— START —

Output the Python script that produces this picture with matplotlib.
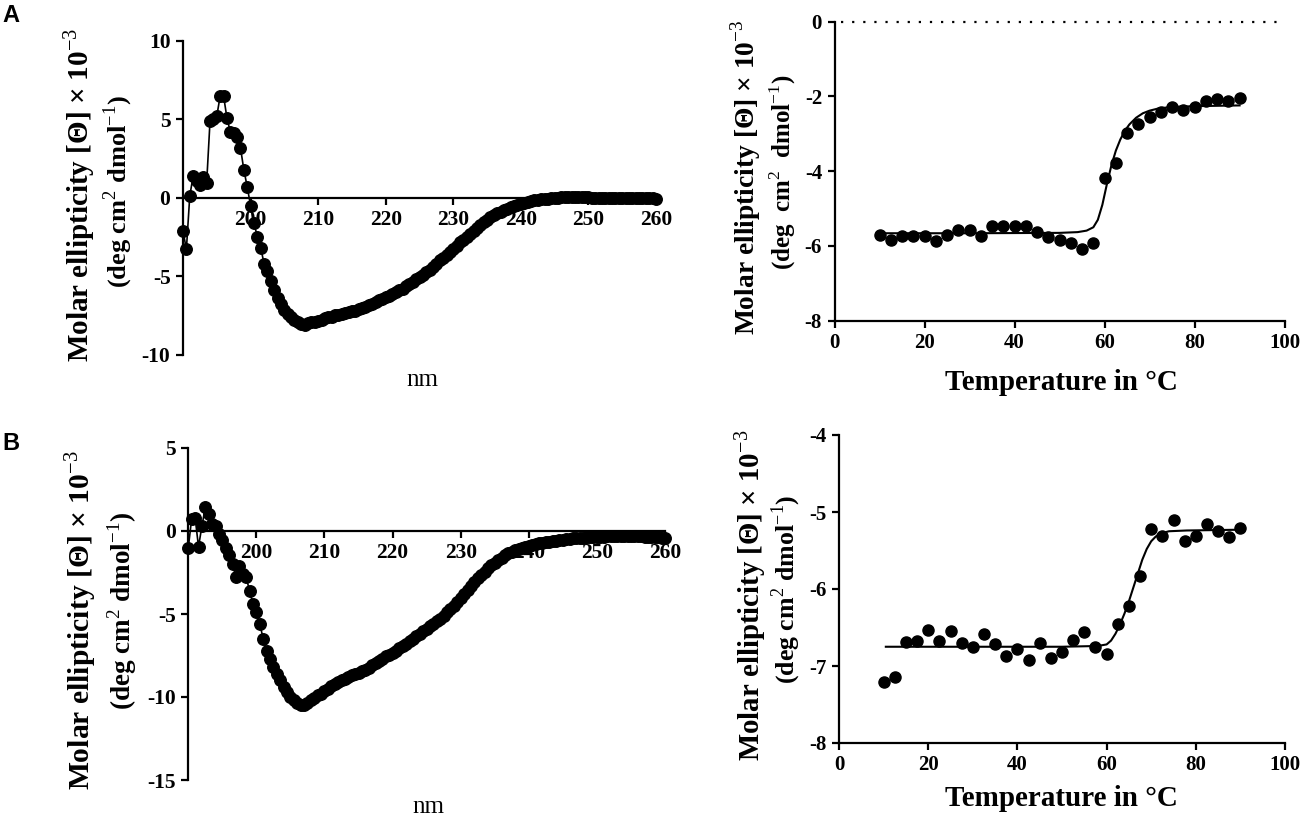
import numpy as np
import matplotlib
matplotlib.use('Agg')
import matplotlib.pyplot as plt

plt.rcParams['font.family'] = ['Liberation Serif', 'DejaVu Serif']
plt.rcParams['mathtext.fontset'] = 'custom'
plt.rcParams['mathtext.rm'] = 'Liberation Serif'
plt.rcParams['mathtext.bf'] = 'Liberation Serif:bold'
plt.rcParams['axes.unicode_minus'] = False

# ---------------- data ----------------
# CD spectra, 190-260 nm in 0.5 nm steps
wavelength = np.arange(190, 260.5, 0.5)

cd_a = [-2.1, -3.3, 0.1, 1.4, 1.1, 0.8, 1.35, 0.95, 4.9, 5.0,
        5.2, 6.5, 6.5, 5.1, 4.2, 4.1, 3.9, 3.2, 1.8, 0.7,
        -0.5, -1.6, -2.5, -3.2, -4.2, -4.7, -5.3, -5.9, -6.4, -6.8,
        -7.15, -7.4, -7.6, -7.8, -7.95, -8.05, -8.1, -8.0, -7.95, -7.9,
        -7.85, -7.8, -7.7, -7.6, -7.6, -7.5, -7.45, -7.4, -7.35, -7.3,
        -7.25, -7.2, -7.1, -7.05, -6.95, -6.85, -6.75, -6.65, -6.55, -6.45,
        -6.35, -6.25, -6.15, -6.0, -5.9, -5.8, -5.65, -5.5, -5.35, -5.2,
        -5.05, -4.9, -4.75, -4.6, -4.4, -4.2, -4.0, -3.85, -3.65, -3.45,
        -3.25, -3.05, -2.85, -2.7, -2.5, -2.3, -2.1, -1.9, -1.75, -1.55,
        -1.4, -1.25, -1.1, -1.0, -0.9, -0.8, -0.7, -0.62, -0.55, -0.48,
        -0.4, -0.32, -0.26, -0.2, -0.16, -0.12, -0.1, -0.08, -0.05, -0.03,
        -0.02, 0.0, 0.02, 0.03, 0.05, 0.05, 0.04, 0.05, 0.04, 0.02,
        0.02, 0.0, 0.01, 0.0, -0.01, 0.0, -0.02, -0.01, 0.0, -0.02,
        -0.03, -0.02, -0.03, -0.02, -0.04, -0.03, -0.03, -0.04, -0.03, -0.04,
        -0.05]

cd_b = [-1.0, 0.75, 0.8, -0.95, 0.3, 1.45, 1.05, 0.4, 0.3, -0.2,
        -0.55, -1.05, -1.45, -2.0, -2.8, -2.1, -2.6, -2.8, -3.6, -4.4,
        -4.9, -5.6, -6.5, -7.2, -7.7, -8.2, -8.6, -9.0, -9.4, -9.7,
        -10.0, -10.2, -10.35, -10.5, -10.5, -10.35, -10.2, -10.05, -9.9, -9.8,
        -9.65, -9.5, -9.35, -9.2, -9.1, -9.0, -8.9, -8.8, -8.7, -8.6,
        -8.55, -8.45, -8.35, -8.25, -8.1, -7.95, -7.85, -7.7, -7.55, -7.45,
        -7.35, -7.2, -7.05, -6.95, -6.8, -6.65, -6.5, -6.35, -6.2, -6.05,
        -5.9, -5.75, -5.6, -5.45, -5.3, -5.1, -4.9, -4.7, -4.5, -4.3,
        -4.05, -3.8, -3.55, -3.3, -3.05, -2.85, -2.65, -2.45, -2.25, -2.05,
        -1.9, -1.75, -1.6, -1.45, -1.35, -1.25, -1.15, -1.08, -1.0, -0.95,
        -0.9, -0.85, -0.8, -0.75, -0.72, -0.68, -0.64, -0.6, -0.58, -0.55,
        -0.52, -0.5, -0.48, -0.45, -0.42, -0.4, -0.4, -0.38, -0.38, -0.36,
        -0.35, -0.35, -0.34, -0.33, -0.33, -0.32, -0.32, -0.3, -0.3, -0.3,
        -0.31, -0.32, -0.33, -0.33, -0.34, -0.35, -0.36, -0.36, -0.38, -0.4,
        -0.42]

# thermal melts, 10-90 C in 2.5 C steps
temperature = np.arange(10, 90.1, 2.5)

melt_a = [-5.7, -5.84, -5.73, -5.73, -5.73, -5.86, -5.71, -5.58, -5.58, -5.73,
          -5.47, -5.47, -5.47, -5.47, -5.62, -5.75, -5.83, -5.93, -6.07, -5.91,
          -4.19, -3.77, -2.99, -2.74, -2.54, -2.41, -2.29, -2.35, -2.29, -2.11,
          -2.08, -2.11, -2.05]

melt_b = [-7.21, -7.14, -6.69, -6.68, -6.53, -6.68, -6.55, -6.70, -6.75, -6.59,
          -6.72, -6.87, -6.78, -6.92, -6.70, -6.90, -6.82, -6.66, -6.56, -6.75,
          -6.84, -6.46, -6.22, -5.83, -5.22, -5.31, -5.11, -5.38, -5.31, -5.15,
          -5.25, -5.33, -5.21]

# fitted curves as drawn
fit_t_a = [10, 30, 50, 54, 56, 57.5, 58.5, 59.5, 60.5, 61.5, 62.5, 63.5,
           64.5, 65.5, 67, 68.5, 70, 72, 75, 80, 90]
fit_y_a = [-5.66, -5.66, -5.65, -5.63, -5.59, -5.5, -5.3, -4.9, -4.35, -3.85,
           -3.45, -3.15, -2.92, -2.75, -2.57, -2.45, -2.38, -2.32, -2.28, -2.26, -2.24]

fit_t_b = [10.5, 30, 50, 58, 60, 61, 62, 63, 64, 65, 66, 67, 68, 69, 70, 71,
           72, 74, 78, 90]
fit_y_b = [-6.75, -6.75, -6.75, -6.74, -6.72, -6.67, -6.58, -6.46, -6.32, -6.16,
           -5.98, -5.8, -5.62, -5.48, -5.38, -5.32, -5.28, -5.25, -5.24, -5.23]

ylab1 = 'Molar ellipticity [\u0398] \u00d7 10$^{-3}$'
ylab2 = '(deg cm$^{2}$ dmol$^{-1}$)'
ylab2_wide = '(deg  cm$^{2}$  dmol$^{-1}$)'

# ---------------- figure ----------------
W, H = 1302, 827
fig = plt.figure(figsize=(W / 100, H / 100), dpi=100)


def axes_px(left, right, top, bottom):
    return fig.add_axes([left / W, 1 - bottom / H, (right - left) / W, (bottom - top) / H])


def text_px(x, y, s, **kw):
    fig.text(x / W, 1 - y / H, s, ha='center', va='center', **kw)


def style(ax, fs):
    for sp in ax.spines.values():
        sp.set_linewidth(1.6)
    ax.spines['top'].set_visible(False)
    ax.spines['right'].set_visible(False)
    ax.tick_params(direction='out', length=5, width=1.6, labelsize=fs, pad=4)
    for lab in ax.get_xticklabels() + ax.get_yticklabels():
        lab.set_fontweight('bold')


def cd_panel(ax, y, ylim, yticks, fs):
    ax.plot(wavelength, y, '-o', color='black', lw=1.2, ms=8.3, zorder=3, clip_on=False)
    ax.set_xlim(190, 260)
    ax.set_ylim(*ylim)
    ax.set_xticks([200, 210, 220, 230, 240, 250, 260])
    ax.set_yticks(yticks)
    ax.spines['bottom'].set_position(('data', 0))
    style(ax, fs)


def melt_panel(ax, y, fit_t, fit_y, ylim, yticks, fs):
    ax.plot(temperature, y, 'o', color='black', ms=8, zorder=3, clip_on=False)
    ax.plot(fit_t, fit_y, '-', color='black', lw=1.5, zorder=2)
    ax.set_xlim(0, 100)
    ax.set_ylim(*ylim)
    ax.set_xticks([0, 20, 40, 60, 80, 100])
    ax.set_yticks(yticks)
    style(ax, fs)


ax1 = axes_px(183, 656, 41, 354.5)
cd_panel(ax1, cd_a, (-10, 10), [-10, -5, 0, 5, 10], 15.5)

ax2 = axes_px(834.6, 1284.6, 21.7, 320.7)
melt_panel(ax2, melt_a, fit_t_a, fit_y_a, (-8, 0), [-8, -6, -4, -2, 0], 15)
ax2.axhline(0, xmin=0.015, color='black', ls=(0, (1, 4)), lw=1.6, clip_on=False)

ax3 = axes_px(188.3, 665, 448, 780)
cd_panel(ax3, cd_b, (-15, 5), [-15, -10, -5, 0, 5], 15.5)

ax4 = axes_px(839, 1285, 435, 743)
melt_panel(ax4, melt_b, fit_t_b, fit_y_b, (-8, -4), [-8, -7, -6, -5, -4], 15)

# axis titles
text_px(79, 195, ylab1, rotation=90, fontsize=21, fontweight='bold')
text_px(118, 192, ylab2, rotation=90, fontsize=19, fontweight='bold')
text_px(746, 177, ylab1, rotation=90, fontsize=19.8, fontweight='bold')
text_px(783, 172, ylab2_wide, rotation=90, fontsize=18, fontweight='bold')
text_px(81, 620, ylab1, rotation=90, fontsize=21.3, fontweight='bold')
text_px(122, 611, ylab2, rotation=90, fontsize=19.5, fontweight='bold')
text_px(750, 595, ylab1, rotation=90, fontsize=20.8, fontweight='bold')
text_px(786, 589, ylab2, rotation=90, fontsize=18.6, fontweight='bold')

text_px(422, 380, 'nm', fontsize=18)
text_px(428, 807, 'nm', fontsize=18)
text_px(1061.5, 383, 'Temperature in \u00b0C', fontsize=21, fontweight='bold')
text_px(1061.5, 798, 'Temperature in \u00b0C', fontsize=21, fontweight='bold')

text_px(11, 16, 'A', fontsize=17, fontweight='bold', family='Liberation Sans')
text_px(11, 443, 'B', fontsize=17, fontweight='bold', family='Liberation Sans')

fig.savefig('out.png', dpi=100)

— END —

Every line from the top of the material above through the line with "import matplotlib.pyplot as plt" should be duplicated exactly, please; leave out the pictures.

Output the Python script that produces this picture with matplotlib.
import numpy as np
import matplotlib
matplotlib.use('Agg')
import matplotlib.pyplot as plt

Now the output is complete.